私の好きなところはサビ後の「この乗客に人数はない」のところのアルペジオです。かなり美しいフレーズだと思います。
これはほかの曲にも言えますがpeopleのギターは情景・場面を予測できるようなフレーズが多いです。「警笛が~」のところでは実際に警笛のようにフィードバックノイズが入っていたり。
私がタイトルに引っ張られているのかもしれませんが夜明けを連想させるメロディがこの曲で使われています。もっというと夜の風景を凝視してその中で立ち現れる微小な風景の変化だったり観念のようなものが表れてくる瞬間が音になっている気がします。
4,夜の人々
今度はブリキの夜明けよりも数時間前の深夜になり始めたぐらいのイメージです。ちょっと夜遅い時間に外出て人が誰もいない車も全く音も通らない交差点で信号だけが妖しく光っているのを見て俺しかいねぇー最強みたいなイメージです。違うかも
Aメロで3拍子、サビで4拍子が使われています。
最初は低く蛇行するようなメロディーですが、サビでエネルギーが爆発したかのように盛り上がります。歌詞は相変わらず不穏ですが
非常に地味なところですが、よく聞くとアウトロの前でギターと歌がポリリズムっぽいことになってます。よくこれギタボでやれんなと思います。
5,サイレン
このアルバムでは珍しく冒頭でメジャーコードにハーモニクスが使われていて結構明るいです。明るいままで行くのかと思いきやいきなり「みんな生きるのが好き 死んだことないから」とか言ってきます。あれです。曲調明るいけど歌詞くらいってやつです。

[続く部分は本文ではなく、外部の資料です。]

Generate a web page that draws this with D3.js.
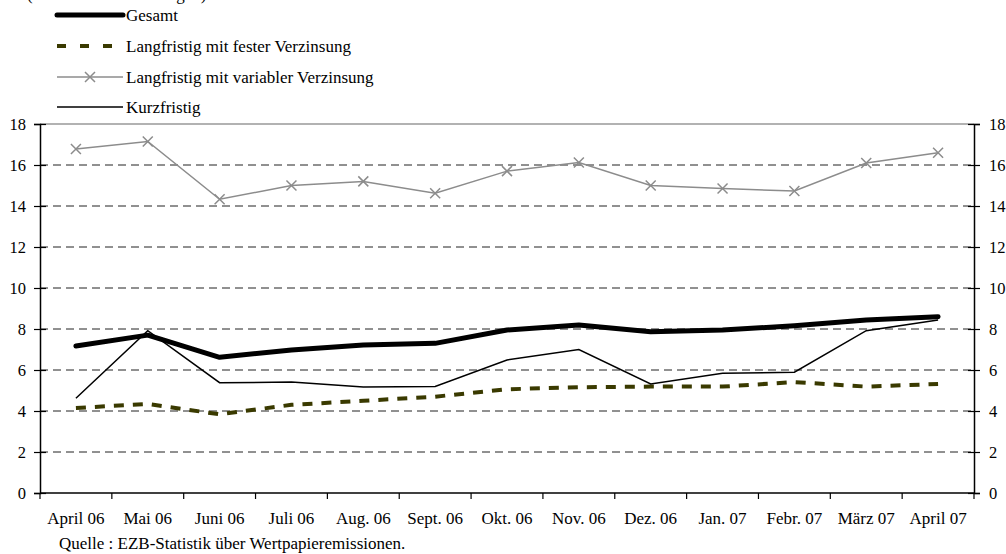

でも結局明るい曲調なので明るい歌だと錯覚します。途中途中物騒なんですけどね「彼女は3度目の手紙を書いた 花束に頭を突っ込んだまま」
ちなみに拍子は8+7です。サビ?(”cold breeze”)で4拍子に変わります。
サビでは音が小さくなり歌もつぶやきのようになり、ラスト近くではその内省する雰囲気をぶち破るようなシャウトが鳥肌です。
6,鍵盤のない、
拍子は3、サビで4、一瞬5の三つです。もう変拍子に見慣れてきて3,4,5は普通なんじゃないかと錯覚してきそうです。
このアルバムのラストを飾る曲です。開幕からなんとハーモニクスのアルペジオ(!!)を弾き倒しながら歌ってます。
サビもさることながら初めて聞いた時サビに入る前のコード進行がぐわんぐわんと振り回すような進み方で驚きました。
そして特筆すべきは後半のポエトリーリーディングのパートです。
ポエトリーリーディングとは簡単に言えば語りです。聞けばわかると思いますが、ポエトリーは「歌」というよりは「しゃべっている」という感じです。ポエトリーのあとはコードリフを発展させ激しくなりながら繰り返していきます。
この後半のパートがカッコいいです。激しさもありつつ曲が終わることへの寂しさや愁いを帯びているようなアンビバレンスな感じがあるからです。
ラストにふさわしい曲だと思います。
終わりに
以上、rabbit holeの紹介でした。どうでしたか?
こんな記事を書いたくせして、私は曲の魅力をを文章でどう伝えればいいのかさっぱいわからないので読んだ人に伝わってるか伝わってないんだかもわからないですが、この記事で興味を持って聞いてみてもらえたら幸いです。